After the question about Danican’t and its response, this one was inevitable. Who’s Angstadt think he’s kidding? No one but Danican’t matters to Angstadt. Can you blame him? He thinks he is a marketing guy and without Danican’t he would be like a Madison Avenue hustler trying to sell Frosted Flakes without Tony the Tiger. The IRL and its mascot are now inseparable; and there isn’t room for another.

At least Terry A is being honest when he (perhaps unwittingly) says on the one hand that the league’s top three points leaders (notice no names) have earned their positions and then on the other hand says it is up to Public Relations to get them noticed; i.e. forgetaboutit. That’s a near to impossible task when the IRL’s PR folk spend about 75% of every league broadcast pushing Danican’t in everyone’s face. Maybe he means that the points leaders’ PR guys ought to have lunch with Danican’t’s PR guys (meaning the league) and convince them to shed “light on those that deserve it.” Don't hold your breath waiting for it, though; "don't call us, we'll call you, big guy."

I love how Angstadt describes Ryan Briscoe as “a really fair guy and a phenomenal race car driver” but stops just short of saying it doesn’t matter. Maybe with a sex-change operation, things might have been different.

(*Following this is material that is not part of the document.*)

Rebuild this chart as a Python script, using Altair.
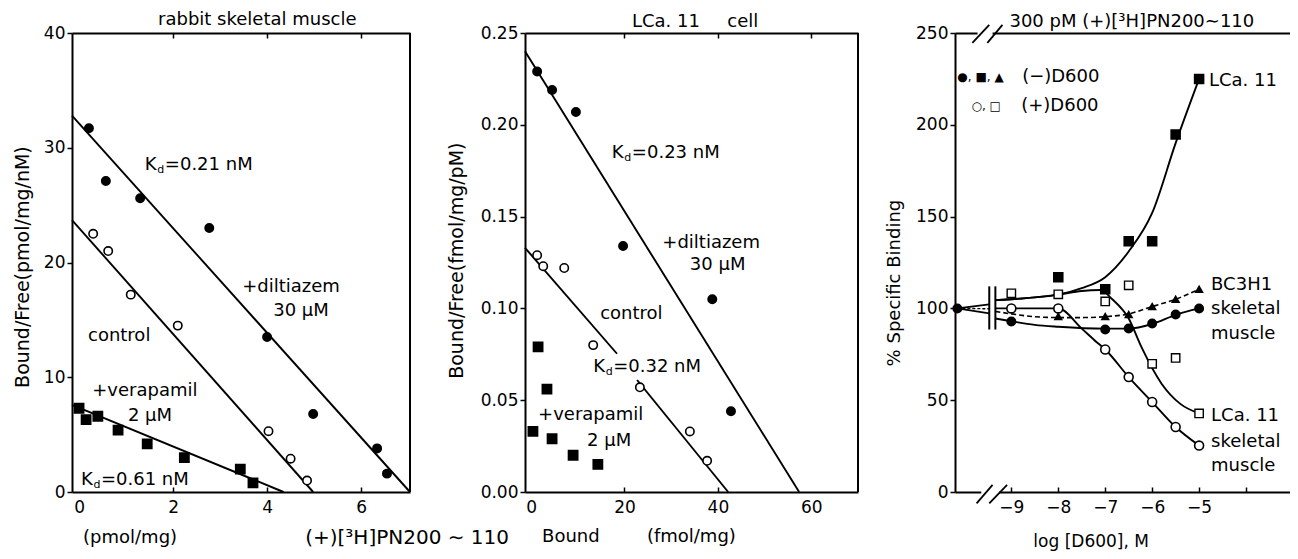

* Getting Phoenix back on the schedule at some point:

“That has been one of the bigger challenges for us,” Angstadt said. “We might have even used Phoenix as an example that if we can secure other markets that pay us a good value for our series then we can afford to go to another market or two that is good for the business, although not financially. We offered Phoenix a compelling package to go there but it was not embraced by the promoter. We cannot go there for free, although free is an exaggeration.”

How this for double talk? What he’s saying is that if the suckers in Brazil pay way too much for their race (i.e. “good value for our series”), there will be an unwarranted surplus which could then be used to rent the Phoenix track from ISC. Why would the league want to do this? Because he thinks Phoenix would be “good for the business, although not financially(!)” When have you ever heard of something being good for business, but not financially? Between the lines what Terry A is saying is that (in his view) a return to a ‘prime’ market like Phoenix will give him some credibility in selling other suckers on sponsoring the IRL. Despite the fact that the league would undoubtedly pay ISC for the privilege of appearing at PIR, that part could be kept confidential and the mere fact of a return to a failed market can be touted as a “turning point” in league fortunes and as a sign of growth. Thus, the Phoenix event itself wouldn’t be profitable but the false image it created might enable Angstadt to sell the league to others, which would hopefully be profitable in the long run; hence, Phoenix would be “good for business, but not financially [by itself]”

He's right about one thing, though, a free race at PIR is an exaggeration; the Frances would want a non-refundable deposit up front.